Formula One arrives in the deserts of Bahrain this weekend for round three of the 2014 Formula One season, with Mercedes expected to continue their dominance despite the harsh conditions of the Sakhir circuit.
While heat was a problem for everyone in Sepang last weekend, this year’s Bahrain event promises to be a little cooler than normal with the race scheduled to take place under floodlights for the first time since its introduction to the calendar in 2004.

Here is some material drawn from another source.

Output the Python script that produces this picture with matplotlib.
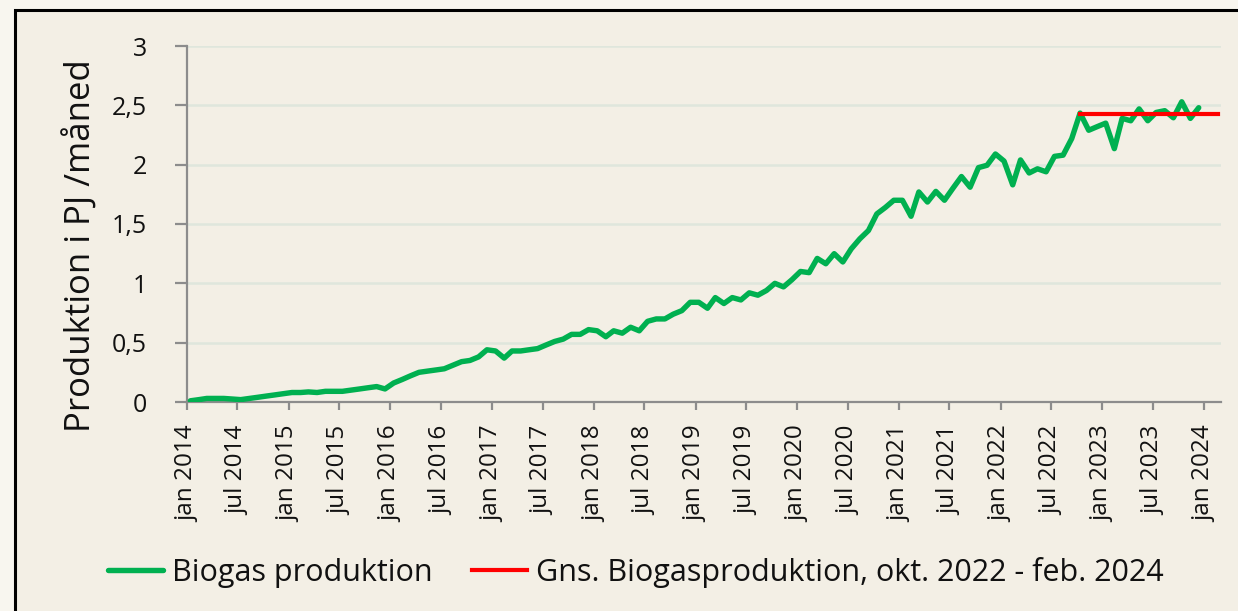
import matplotlib.pyplot as plt
import matplotlib.transforms as mtransforms
from matplotlib.patches import Rectangle
import pandas as pd

plt.rcParams['font.family'] = ['Open Sans', 'DejaVu Sans']

# monthly biogas production, PJ per month, jan 2014 - dec 2023
months = pd.date_range('2014-01-01', periods=120, freq='MS') + pd.Timedelta(days=12)
biogas = [
    0.01, 0.02, 0.03, 0.03, 0.03, 0.025, 0.02, 0.03, 0.04, 0.05, 0.06, 0.07,
    0.08, 0.08, 0.085, 0.08, 0.09, 0.09, 0.09, 0.10, 0.11, 0.12, 0.13, 0.11,
    0.16, 0.19, 0.22, 0.25, 0.26, 0.27, 0.28, 0.31, 0.34, 0.35, 0.38, 0.44,
    0.43, 0.37, 0.43, 0.43, 0.44, 0.45, 0.48, 0.51, 0.53, 0.57, 0.57, 0.61,
    0.60, 0.55, 0.60, 0.58, 0.63, 0.60, 0.68, 0.70, 0.70, 0.74, 0.77, 0.84,
    0.84, 0.79, 0.88, 0.83, 0.88, 0.86, 0.92, 0.90, 0.94, 1.00, 0.97, 1.03,
    1.10, 1.09, 1.21, 1.165, 1.25, 1.18, 1.29, 1.375, 1.445, 1.585, 1.64, 1.70,
    1.70, 1.565, 1.77, 1.685, 1.775, 1.70, 1.80, 1.90, 1.81, 1.975, 1.995, 2.09,
    2.03, 1.83, 2.04, 1.93, 1.965, 1.94, 2.07, 2.08, 2.22, 2.435, 2.29, 2.32,
    2.35, 2.135, 2.39, 2.37, 2.47, 2.37, 2.44, 2.455, 2.395, 2.53, 2.39, 2.48,
]

# average okt. 2022 - feb. 2024
avg_dates = [pd.Timestamp('2022-10-13'), pd.Timestamp('2024-02-20')]
avg_value = 2.43

tick_dates = pd.date_range('2014-01-01', '2024-01-01', freq='6MS')
tick_labels = ['jan 2014', 'jul 2014', 'jan 2015', 'jul 2015', 'jan 2016', 'jul 2016',
               'jan 2017', 'jul 2017', 'jan 2018', 'jul 2018', 'jan 2019', 'jul 2019',
               'jan 2020', 'jul 2020', 'jan 2021', 'jul 2021', 'jan 2022', 'jul 2022',
               'jan 2023', 'jul 2023', 'jan 2024']
y_ticks = [0, 0.5, 1, 1.5, 2, 2.5, 3]
y_labels = ['0', '0,5', '1', '1,5', '2', '2,5', '3']

W, H = 1238, 611
fig = plt.figure(figsize=(W / 100, H / 100), dpi=100)
fig.patch.set_facecolor('#f8f6ef')
frame = Rectangle((15 / W, -0.1), 1.2, 1.1 - 10 / H, transform=fig.transFigure,
                  facecolor='#f3efe5', edgecolor='black', linewidth=2.2, zorder=0)
fig.add_artist(frame)

ax = fig.add_axes([187 / W, 1 - 402 / H, (1221 - 187) / W, (402 - 46) / H])
ax.set_facecolor('none')

ax.plot(months, biogas, color='#00b050', linewidth=3.9, solid_joinstyle='round',
        solid_capstyle='round', label='Biogas produktion', zorder=3)
ax.plot(avg_dates, [avg_value, avg_value], color='#ff0000', linewidth=3.0,
        label='Gns. Biogasproduktion, okt. 2022 - feb. 2024', zorder=4)

ax.set_ylim(0, 3)
ax.set_xlim(pd.Timestamp('2014-01-01'), pd.Timestamp('2024-03-02'))
ax.set_yticks(y_ticks)
ax.set_yticklabels(y_labels)
ax.set_xticks(tick_dates)
ax.set_xticklabels(tick_labels, rotation=90)

shift = mtransforms.ScaledTranslation(5 / 100, 0, fig.dpi_scale_trans)
for lbl in ax.get_xticklabels():
    lbl.set_transform(lbl.get_transform() + shift)

ax.grid(axis='y', color='#dfe6dc', linewidth=1.8, zorder=1)
ax.set_axisbelow(True)
for s in ['top', 'right']:
    ax.spines[s].set_visible(False)
for s in ['left', 'bottom']:
    ax.spines[s].set_color('#8c8c8c')
    ax.spines[s].set_linewidth(1.6)

ax.tick_params(axis='y', length=9, width=1.6, color='#8c8c8c', pad=20, labelsize=18,
               labelcolor='#111111')
ax.tick_params(axis='x', length=6, width=1.6, color='#8c8c8c', pad=11, labelsize=17.5,
               labelcolor='#111111')

ax.set_ylabel('Produktion i PJ /måned', fontsize=25, color='#111111')
ax.yaxis.set_label_coords(-0.085, 0.438)

fig.legend(loc='center', bbox_to_anchor=(636 / W, 1 - 572 / H), ncol=2, frameon=False,
           fontsize=22, handlelength=1.8, handletextpad=0.3, columnspacing=1.3,
           labelcolor='#111111')

fig.savefig('out.png', dpi=100, facecolor=fig.get_facecolor())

Medium and soft tyre compounds are the order of the day from Pirelli to cope with the often abrasive track surface, a victim of the area’s desert surroundings and infrequent track activity; little has happened here since the final F1 pre-season test in early March. Protests in the gulf state have quitened somewhat since the height of the Arab spring that resulted in the 2011 race being shelved, but some still remain resolved to use the Grand Prix as their window for the world; expect the yearly round of news bulletins questioning F1’s continued devotion to Bahrain.

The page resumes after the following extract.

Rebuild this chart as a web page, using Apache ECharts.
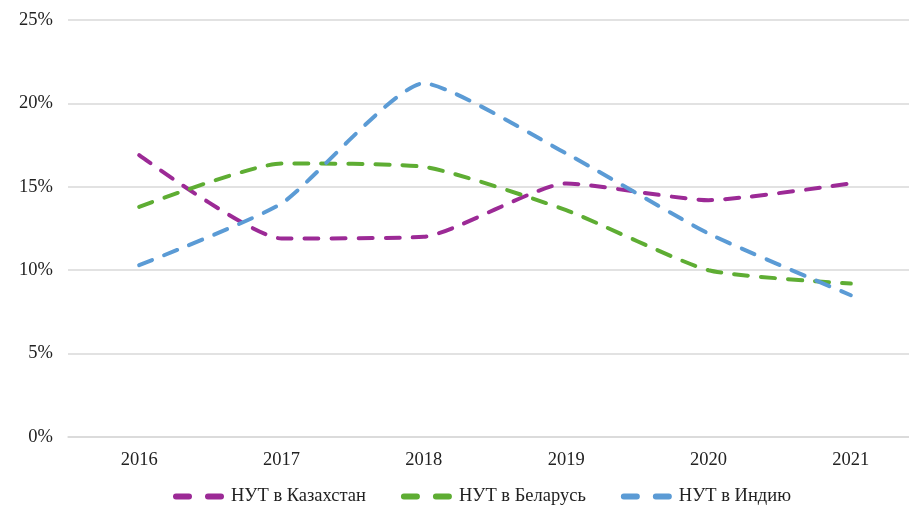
<!DOCTYPE html>
<html>
<head>
<meta charset="utf-8">
<script src="https://cdn.jsdelivr.net/npm/echarts@6/dist/echarts.min.js"></script>
<style>
  html, body { margin: 0; padding: 0; background: #fff; }
  #main { width: 909px; height: 508px; }
</style>
</head>
<body>
<div id="main"></div>
<script>
// данные (%)
var years = ['2016', '2017', '2018', '2019', '2020', '2021'];
var kazakhstan = [16.9, 11.9, 12.0, 15.2, 14.2, 15.2];
var belarus = [13.8, 16.4, 16.2, 13.6, 10.0, 9.2];
var india = [10.3, 14.0, 21.2, 17.0, 12.2, 8.5];
var seriesNames = ['НУТ в Казахстан', 'НУТ в Беларусь', 'НУТ в Индию'];
var colors = ['#9c2a96', '#5ead33', '#5b9bd5'];

var myChart = echarts.init(document.getElementById('main'));

var font = 'Liberation Serif';
// две короткие черточки, как в легенде Excel
var dashIcon = 'path://M3,0 h13 a3,3 0 0 1 0,6 h-13 a3,3 0 0 1 0,-6z M35,0 h13 a3,3 0 0 1 0,6 h-13 a3,3 0 0 1 0,-6z';

function makeSeries(name, data, color) {
  return {
    name: name,
    type: 'line',
    data: data,
    smooth: 0.18,
    symbol: 'none',
    color: color,
    lineStyle: {
      width: 4,
      color: color,
      type: [14, 13],
      cap: 'round'
    }
  };
}

var option = {
  backgroundColor: '#fff',
  animation: false,
  grid: {
    left: 68,
    top: 20,
    width: 854,
    height: 417,
    outerBoundsMode: 'none'
  },
  legend: {
    top: 482,
    left: 168,
    icon: dashIcon,
    itemWidth: 51,
    itemHeight: 6,
    itemGap: 35,
    textStyle: {
      fontFamily: font,
      fontSize: 18.5,
      color: '#222',
      padding: [0, 0, 0, 2]
    },
    data: seriesNames
  },
  xAxis: {
    type: 'category',
    data: years,
    boundaryGap: true,
    axisLine: { lineStyle: { color: '#d9d9d9', width: 1.5 } },
    axisTick: { show: false },
    axisLabel: {
      margin: 14,
      fontFamily: font,
      fontSize: 18.5,
      color: '#222'
    }
  },
  yAxis: {
    type: 'value',
    min: 0,
    max: 25,
    interval: 5,
    axisLine: { show: false },
    axisTick: { show: false },
    splitLine: { lineStyle: { color: '#d9d9d9', width: 1.5 } },
    axisLabel: {
      margin: 15,
      fontFamily: font,
      fontSize: 18.5,
      color: '#222',
      formatter: '{value}%'
    }
  },
  series: [
    makeSeries(seriesNames[0], kazakhstan, colors[0]),
    makeSeries(seriesNames[1], belarus, colors[1]),
    makeSeries(seriesNames[2], india, colors[2])
  ]
};

myChart.setOption(option);
</script>
</body>
</html>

What can we add to this section that hasn’t already been said; and after a mere two races? The F1W05 is in the most incredible season-opening form witnessed since perhaps even the legendary 1988 McLaren MP4/4 that carried Ayrton Senna and Alain Prost to all but one victory that year. With an overwhelming qualifying advantage and an even bigger race deficit to nearest rivals Red Bull in Malaysia, you would be foolish to assume it will be anyone other than Lewis Hamilton or Nico Rosberg on the top step of the podium by the time the floodlights are switched off on Sunday evening. Hamilton himself admits that he has ‘never had a gap that big before’ in his entire F1 career, and the F1W05, with it’s second-a-lap advantage looks set to make the season a year-long battle between the Briton and team-mate Rosberg. Rosberg leads the way after winning in Australia and finishing 2nd to Hamilton in Malaysia, and surely will continue to lead the title race after Sakhir so long as he finishes – reliability is something Merc have proven good at despite Hamilton’s demise in Melbourne. The question is will he have extended the lead, or will it have narrowed?

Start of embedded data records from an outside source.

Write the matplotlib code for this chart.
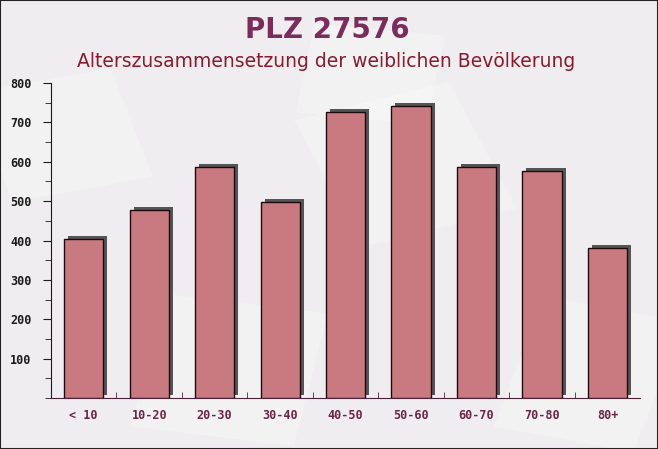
import numpy as np
import matplotlib
matplotlib.use('Agg')
import matplotlib.pyplot as plt
from matplotlib.transforms import offset_copy
from matplotlib.ticker import MultipleLocator

# Daten
kategorien = ['< 10', '10-20', '20-30', '30-40', '40-50', '50-60', '60-70', '70-80', '80+']
werte = [404, 477, 586, 497, 727, 742, 586, 576, 381]

titel = 'PLZ 27576'
untertitel = 'Alterszusammensetzung der weiblichen Bevölkerung'

fig = plt.figure(figsize=(6.58, 4.49), dpi=100, facecolor='#efedef')
ax = fig.add_axes([0.0775, 0.1136, 0.8955, 0.7014])
ax.set_facecolor('none')

# dekorativer Hintergrund (blasse Flächen)
for (x0, y0, w, h, ang) in [(0.02, 0.55, 0.22, 0.25, 15), (0.20, 0.05, 0.25, 0.3, -10),
                            (0.55, 0.45, 0.25, 0.3, 20), (0.75, 0.05, 0.22, 0.3, -15),
                            (0.45, 0.75, 0.2, 0.2, -8)]:
    r = plt.Rectangle((x0, y0), w, h, angle=ang, transform=fig.transFigure,
                      facecolor='white', alpha=0.3, edgecolor='none', zorder=-10)
    fig.patches.append(r)

x = np.arange(len(kategorien))
schatten = offset_copy(ax.transData, fig=fig, x=4, y=3, units='dots')
ax.bar(x, werte, width=0.6, color='#555555', transform=schatten, zorder=2)
ax.bar(x, werte, width=0.6, color='#c97a80', edgecolor='#1e0a0e', linewidth=1.0, zorder=3)

ax.set_xlim(-0.5, len(kategorien) - 0.5)
ax.set_ylim(0, 800)

ax.spines[['top', 'right']].set_visible(False)
ax.spines['left'].set_color('#1a1a1a')
ax.spines['bottom'].set_color('#4a2238')

ax.yaxis.set_major_locator(MultipleLocator(100))
ax.yaxis.set_minor_locator(MultipleLocator(50))
ax.set_yticks(np.arange(100, 801, 100))
ax.tick_params(axis='y', which='major', length=6, color='#1a1a1a', labelsize=8.5,
               labelcolor='#1a1a1a', pad=8)
ax.tick_params(axis='y', which='minor', length=4, color='#1a1a1a')
ax.set_xticks(x)
ax.set_xticklabels(kategorien)
ax.set_xticks(np.arange(0.5, len(kategorien) - 0.5, 1), minor=True)
ax.tick_params(axis='x', which='major', length=0, labelsize=8.5, labelcolor='#6a2448', pad=8)
ax.tick_params(axis='x', which='minor', length=4, direction='in', color='#4a2238')
for t in ax.get_xticklabels() + ax.get_yticklabels():
    t.set_fontfamily('DejaVu Sans Mono')
    t.set_fontweight('bold')

fig.text(0.497, 0.933, titel, ha='center', va='center', fontsize=20, fontweight='bold',
         color='#7a2d5c')
fig.text(0.496, 0.862, untertitel, ha='center', va='center', fontsize=13.5, color='#8a1a2e')

fig.patches.append(plt.Rectangle((0, 0), 1, 1, transform=fig.transFigure, fill=False,
                                 edgecolor='#222222', linewidth=1.5))

fig.savefig('out.png', dpi=100, facecolor=fig.get_facecolor())
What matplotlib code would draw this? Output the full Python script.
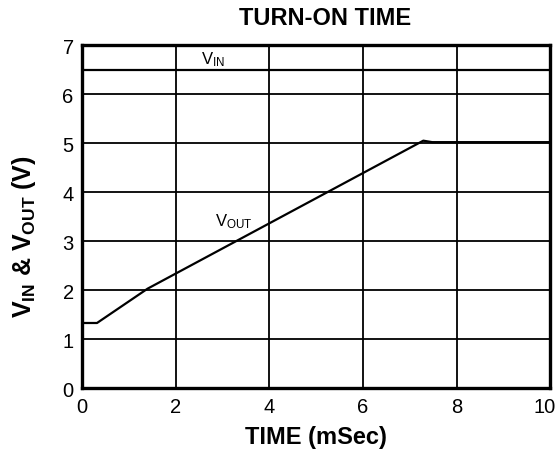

Red Bull have firmly got over their pre-season testing woes and are cemented as ‘best of the rest’; though Daniel Ricciardo has not been able to make the most of that tag thus far. Disqualified in Australia, hit with a pit crew mistake in Malaysia and now slapped with a ten-place grid penalty for Bahrain, it’ll be entertaining to see the Aussie claw his way back through the order on Sunday. Sebastian Vettel looked pleased to be on the podium in Sepang despite being blown away by the Mercedes duo, and rests safe in the knowledge that he has the pace for pole position tucked inside his belt.
Williams and McLaren both slipped back in Malaysia, with Williams’ plight highlighting the difficulty of overtaking in F1 2014-spec. Both have updates on their cars for Sakhir and while McLaren don’t expect to be challenging to win this weekend, for Williams it is imperative they get their season kick-started soon. Points have been trickling in but this is a far cry from the team that set fastest time in the final Bahrain test. Perhaps they can recapture that form this weekend?
Forecasts predict a dry weekend for this year’s event, somewhat unsurprising given the barren nature of this circuit – not once has rain fallen in the race’s nine year history so far. Temperatures are set to hit a high of 26’c for qualifying on Saturday, and not predicted to dip below 20’c over the three days.
TV times are a little different to usual this year thanks to the altering of the race start time to ensure darkness – thus the race on Sunday begins at 18:00GMT.